3. Contributions to the Charter Fund of a limited liability partnership may be made in cash, securities, in kind, property rights, including the right to land usage and the right to the results of intellectual activities, as well as other assets (except for special finance companies, established in accordance with the Republic of Kazakhstan Law on Securitization, the Charter Find of which is formed exclusively in cash). Please note the procedure of inclusion of intellectual property objects into intangible assets. Contributions may not be made in the form of personal non-property rights and other intangible assets. 4. Contributions of founders (copartners) into the Charter Fund made in kind or in the form of property rights shall be stated in money terms upon consent of all founders or the decision of the general meeting of partnership’s copartners. If the value of such deposit exceeds the amount equivalent to twenty thousand monthly settlement indices, its amount has to be confirmed by an independent expert. 5. In the event that the right to use the assets is transferred as a contribution to the partnership, the size of such contribution shall be determined according to the fee for such use computed for the total period mentioned in the foundation documents.

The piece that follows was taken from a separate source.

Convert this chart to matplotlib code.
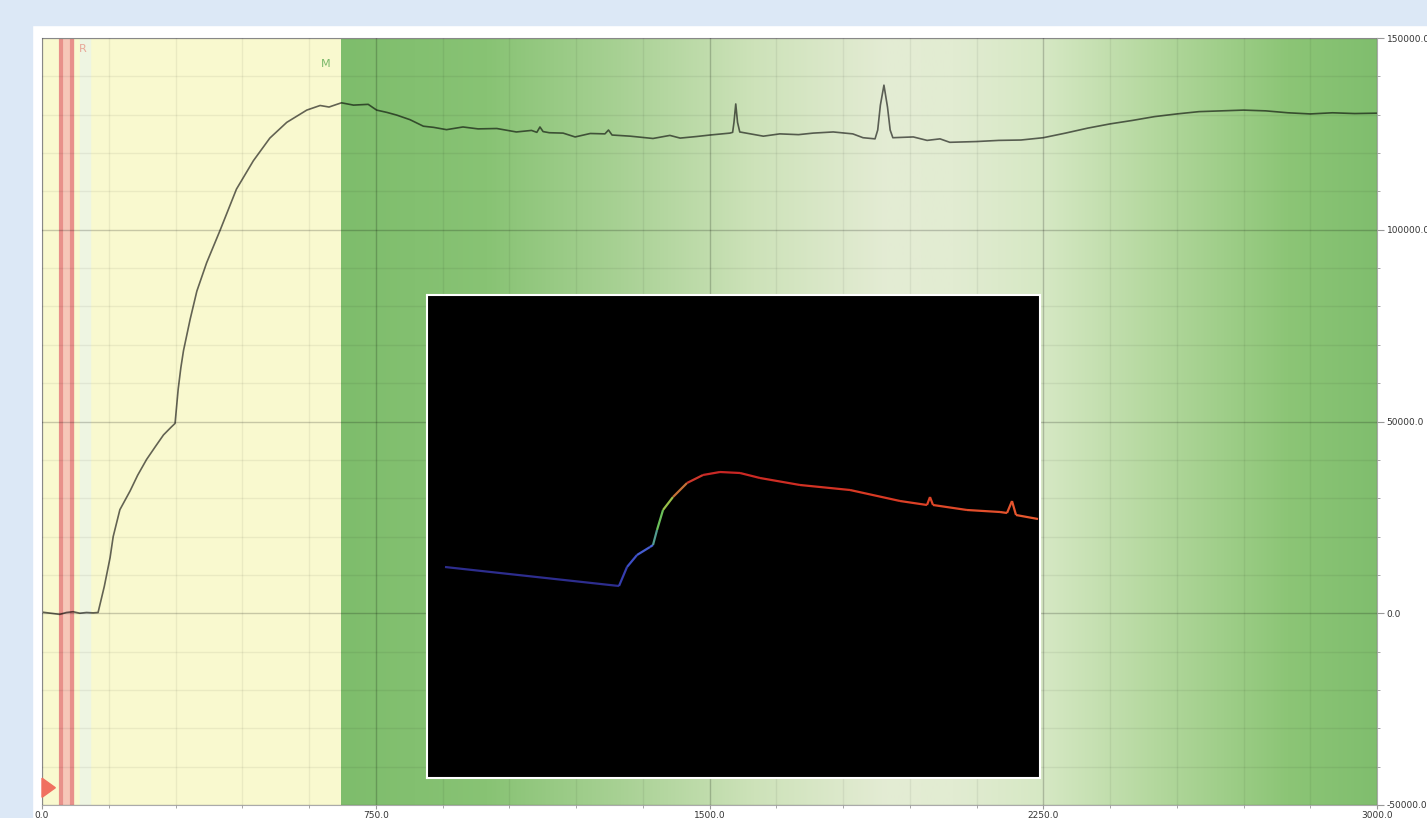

The early withdrawal of assets, the right to the use of which is a contribution to the partnership’s Charter Fund shall not be permitted without consent of the general meeting. Unless otherwise is provided for in the foundation documents, the risk of incidental destruction or damage to assets that has been transferred for use by the partnership shall be borne by the owner of the assets.

 6. Unless otherwise is provided for by the foundation agreement, the proportion of the contribution of each copartner to the total Charter Fund shall be the stake of each copartner in the Charter Fund. Such stake may be expressed as a fraction or a percent of a whole. Any change in the size of the Charter Fund, related to admission of new copartners into the limited liability partnership or with any of the former copartners leaving the partnership, shall lead to relevant restatement of the copartners’ stakes in the Charter Fund as of the time of such admission or withdrawal. Subparagraph 7 is incorporated into the Article in accordance with the RK Law of December 29, 2003 N 512-II.

7. A division of a land plot in kind the right to which has been transferred as a contribution into the partnership’s Charter Fund (including the right to a personalized land plot) shall be carried out in accordance with the Republic of Kazakhstan Land Code.